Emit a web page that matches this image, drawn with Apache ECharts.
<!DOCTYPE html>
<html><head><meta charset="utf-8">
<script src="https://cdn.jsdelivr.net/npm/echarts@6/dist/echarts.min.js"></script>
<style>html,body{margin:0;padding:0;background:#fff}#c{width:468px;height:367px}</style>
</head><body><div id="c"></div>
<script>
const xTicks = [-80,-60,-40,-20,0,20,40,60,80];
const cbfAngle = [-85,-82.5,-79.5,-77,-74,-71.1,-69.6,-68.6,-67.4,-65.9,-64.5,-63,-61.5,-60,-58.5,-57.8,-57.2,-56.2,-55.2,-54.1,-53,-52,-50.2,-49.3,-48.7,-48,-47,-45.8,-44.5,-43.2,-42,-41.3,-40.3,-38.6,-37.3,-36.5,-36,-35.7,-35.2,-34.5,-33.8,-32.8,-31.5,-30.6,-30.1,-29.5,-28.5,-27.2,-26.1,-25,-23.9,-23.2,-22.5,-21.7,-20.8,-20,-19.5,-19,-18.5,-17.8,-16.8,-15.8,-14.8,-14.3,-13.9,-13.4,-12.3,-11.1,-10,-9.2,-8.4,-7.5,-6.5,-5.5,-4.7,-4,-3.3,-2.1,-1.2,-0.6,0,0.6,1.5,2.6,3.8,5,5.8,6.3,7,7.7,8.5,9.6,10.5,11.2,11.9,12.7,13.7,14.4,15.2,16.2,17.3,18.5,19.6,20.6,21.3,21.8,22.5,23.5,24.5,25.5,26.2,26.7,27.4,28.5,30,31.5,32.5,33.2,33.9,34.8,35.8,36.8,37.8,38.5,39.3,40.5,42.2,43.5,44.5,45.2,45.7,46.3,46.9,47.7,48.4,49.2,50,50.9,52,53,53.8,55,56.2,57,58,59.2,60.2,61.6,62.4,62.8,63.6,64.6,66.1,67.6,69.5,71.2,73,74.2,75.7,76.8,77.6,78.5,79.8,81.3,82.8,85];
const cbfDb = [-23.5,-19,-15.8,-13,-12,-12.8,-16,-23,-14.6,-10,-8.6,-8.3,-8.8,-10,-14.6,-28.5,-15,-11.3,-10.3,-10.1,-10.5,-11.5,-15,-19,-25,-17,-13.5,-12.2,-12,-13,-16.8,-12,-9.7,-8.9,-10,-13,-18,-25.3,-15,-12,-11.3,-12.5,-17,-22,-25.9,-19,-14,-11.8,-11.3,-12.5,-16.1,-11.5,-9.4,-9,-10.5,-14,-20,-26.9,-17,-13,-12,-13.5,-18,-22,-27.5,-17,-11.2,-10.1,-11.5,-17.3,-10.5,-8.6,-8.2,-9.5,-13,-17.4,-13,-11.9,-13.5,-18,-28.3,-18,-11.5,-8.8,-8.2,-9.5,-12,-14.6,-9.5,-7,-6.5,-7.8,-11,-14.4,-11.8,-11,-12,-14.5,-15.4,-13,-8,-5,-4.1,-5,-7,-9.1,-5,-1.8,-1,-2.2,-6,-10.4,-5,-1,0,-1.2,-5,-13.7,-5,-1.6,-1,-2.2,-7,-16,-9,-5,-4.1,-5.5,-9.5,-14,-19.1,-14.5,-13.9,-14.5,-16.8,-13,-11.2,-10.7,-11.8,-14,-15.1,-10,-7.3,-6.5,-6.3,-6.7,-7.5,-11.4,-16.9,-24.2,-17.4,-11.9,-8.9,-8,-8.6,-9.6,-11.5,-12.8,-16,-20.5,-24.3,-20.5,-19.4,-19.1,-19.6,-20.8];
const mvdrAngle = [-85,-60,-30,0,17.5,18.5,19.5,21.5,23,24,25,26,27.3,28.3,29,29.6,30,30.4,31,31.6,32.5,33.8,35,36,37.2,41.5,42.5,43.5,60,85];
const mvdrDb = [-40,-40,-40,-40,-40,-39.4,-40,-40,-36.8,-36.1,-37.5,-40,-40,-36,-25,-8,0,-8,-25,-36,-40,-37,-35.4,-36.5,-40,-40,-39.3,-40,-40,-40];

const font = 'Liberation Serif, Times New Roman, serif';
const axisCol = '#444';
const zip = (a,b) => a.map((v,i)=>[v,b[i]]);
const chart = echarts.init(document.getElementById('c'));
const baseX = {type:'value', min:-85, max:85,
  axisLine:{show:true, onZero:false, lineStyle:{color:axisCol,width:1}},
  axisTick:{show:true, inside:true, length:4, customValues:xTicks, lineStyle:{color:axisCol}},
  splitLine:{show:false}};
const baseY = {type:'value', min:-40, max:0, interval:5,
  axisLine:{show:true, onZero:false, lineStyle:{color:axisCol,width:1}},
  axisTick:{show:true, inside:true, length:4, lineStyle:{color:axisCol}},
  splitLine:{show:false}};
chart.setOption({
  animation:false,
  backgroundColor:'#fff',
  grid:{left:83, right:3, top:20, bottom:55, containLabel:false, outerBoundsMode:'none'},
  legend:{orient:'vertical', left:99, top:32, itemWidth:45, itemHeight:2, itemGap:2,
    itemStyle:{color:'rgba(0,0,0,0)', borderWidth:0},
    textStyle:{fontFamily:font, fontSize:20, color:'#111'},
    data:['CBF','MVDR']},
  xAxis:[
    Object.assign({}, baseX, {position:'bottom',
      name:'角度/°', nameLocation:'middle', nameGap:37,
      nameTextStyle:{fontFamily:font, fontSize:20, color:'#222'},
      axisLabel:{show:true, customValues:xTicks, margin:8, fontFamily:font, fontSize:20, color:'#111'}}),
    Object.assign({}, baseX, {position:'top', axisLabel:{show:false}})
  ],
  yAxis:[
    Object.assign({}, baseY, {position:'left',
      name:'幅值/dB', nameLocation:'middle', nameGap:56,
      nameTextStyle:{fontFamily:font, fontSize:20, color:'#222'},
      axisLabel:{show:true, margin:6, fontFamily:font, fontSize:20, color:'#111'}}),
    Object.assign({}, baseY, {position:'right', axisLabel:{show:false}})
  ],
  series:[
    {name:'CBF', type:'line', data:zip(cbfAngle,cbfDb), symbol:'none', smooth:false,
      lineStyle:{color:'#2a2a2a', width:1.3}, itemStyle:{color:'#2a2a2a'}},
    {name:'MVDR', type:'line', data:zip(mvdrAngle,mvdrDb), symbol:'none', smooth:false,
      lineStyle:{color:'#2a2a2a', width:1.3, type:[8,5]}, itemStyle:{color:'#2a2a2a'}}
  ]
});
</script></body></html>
==
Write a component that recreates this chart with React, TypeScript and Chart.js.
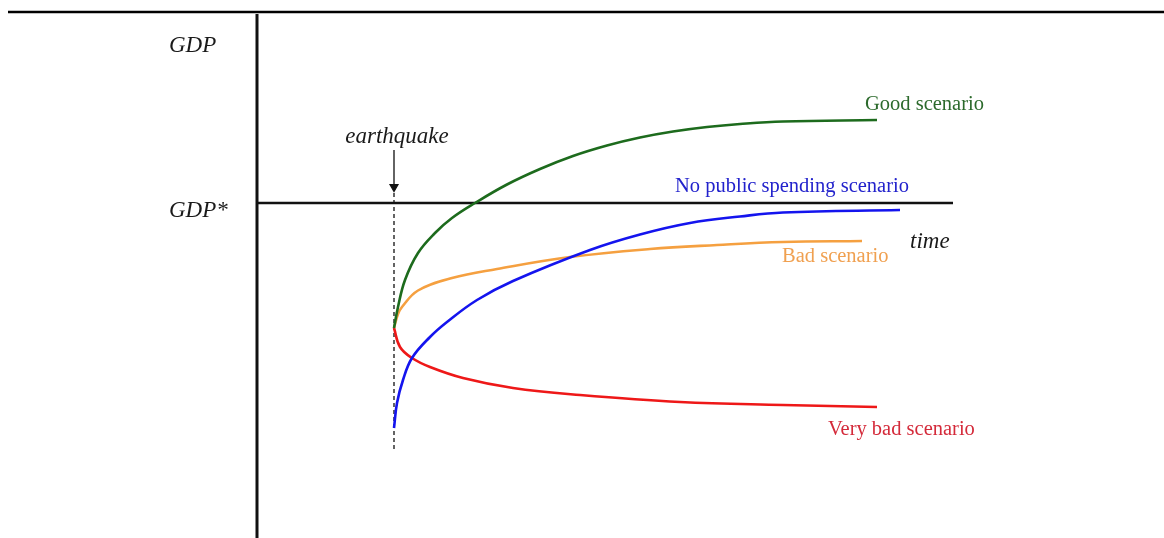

• Exercise objective:
Scan the listing above and identify each line holding the string "that"; copy every such line.

• Answer to this problem:
Emit a web page that matches this image, drawn with Apache ECharts.
Write a component that recreates this chart with React, TypeScript and Chart.js.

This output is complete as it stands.